After returning to India, Gandhi could have faded into obscurity as a small-town lawyer. This was not to be his fate, however, as he was invited to South Africa in 1893 to represent an India-based firm in a legal dispute. Here Gandhi realized the true potential for India, and developed a public persona and the self-confidence for his struggle ahead. Gandhi discovered severe discrimination by South African officials against Indian merchants and laborers through both humiliating displays and legislation. Gandhi sought to pressure white South Africans, English liberals, and Indian academics to help end such treatment. A major triumph in this campaign was the creation of a South African British Indian Committee in 1906. By 1914, Gandhi succeeded in having Muslim and Hindu marriages recognized and repealing a law requiring Indians to register if they wished to live in South Africa. During this time, Gandhi and his family adopted the simple dress of lower caste citizens to show empathy with the indentured servants.
Gandhi returned to Indian in 1915 where he would spend the rest of his life. With his return, Gandhi lost a reputation as an anglicized Indian and was given the title “Mahatma.” His immediate goal was to show the British that the peasants were not loyal subjects; in the next five years, Gandhi championed various peasant groups through his goal of nonviolent rebellion through satyagraha.
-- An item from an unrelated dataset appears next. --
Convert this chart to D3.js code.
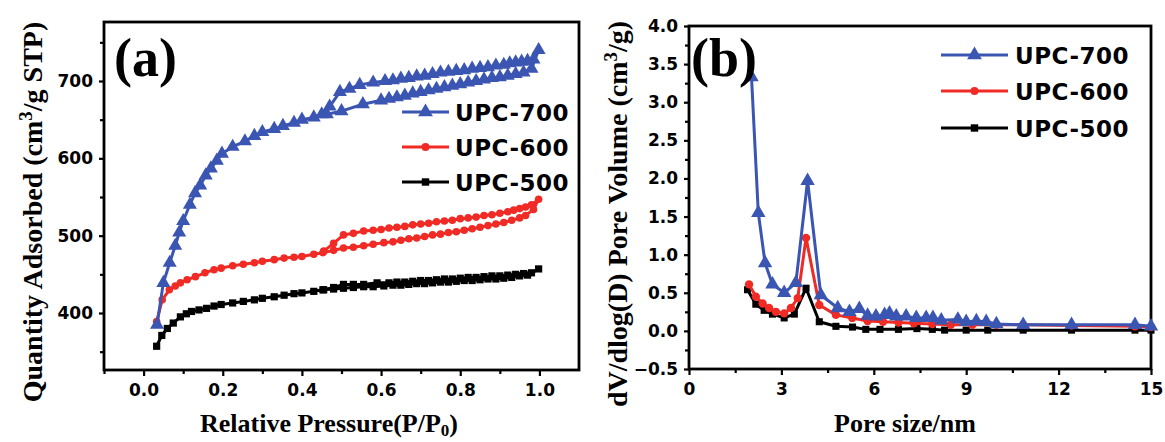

By 1922, Gandhi was arrested for sedition and sentenced to six years imprisonment.
Gandhi was released from prison in 1924. He continued his work promoting nonviolent civil disobedience and working with the Indian National Congress. In 1930, he found a focus for his campaign – the Salt Tax. The tax prohibited private manufacture of salt or possession of non-government salt, conditions which greatly harmed the poor of India. The British would take salt from salt-pans on the Indian coast and sell it for exorbitant prices for government income. On March 12, 1930, Gandhi began his 241 mile march to the sea, collecting followers along the way. He reached his goal on April 5 and picked up salt from the seashore, formally breaking the law and prompting similar acts across the nation.
In 1931 Gandhi met with the Indian viceroy to negotiate, followed by more meetings and discussions in London and India, including a seat at the Round Table Conference in 1930-1. By the mid-1930s, other Indian leaders came to the fore, such as Jawahartal Nehru. In 1934, nearly 70 years old, Gandhi suspended civil disobedience, resigned from Congress and devoted his time to village reform.
The Second World War led Gandhi to participate in nationalist politics once again, culminating in August 1942 in the ‘Quit India’ movement. This movement consisted of Gandhi’s frustrated speeches coming close to endorsing violence as he became impatient with the slow movement of the nonviolence path. The Congress Party shortly passed a resolution demanding the British “quit India.” This last attempt at satyagraha (nonviolent resistance) led to Gandhi’s final imprisonment until May 1944. India’s independence in 1947 was Gandhi’s life goal; however its occurrence in bloodshed disappointed him. He was assassinated by a Hindu extremist 6 months later on January 30, 1948.
Gandhi’s legacy lives on as a seeker of truth and nonviolent solutions to the world’s problems. These words have motivated such great men as Martin Luther King, Jr. and Nelson Mandela to action: the “most important thing to remember is to curb anger, never do violence, and even to suffer violence done to us” ( Arnold 100).
Arnold, David, Gandhi.
Brown, Judith M., Gandhi Prisoner of Hope.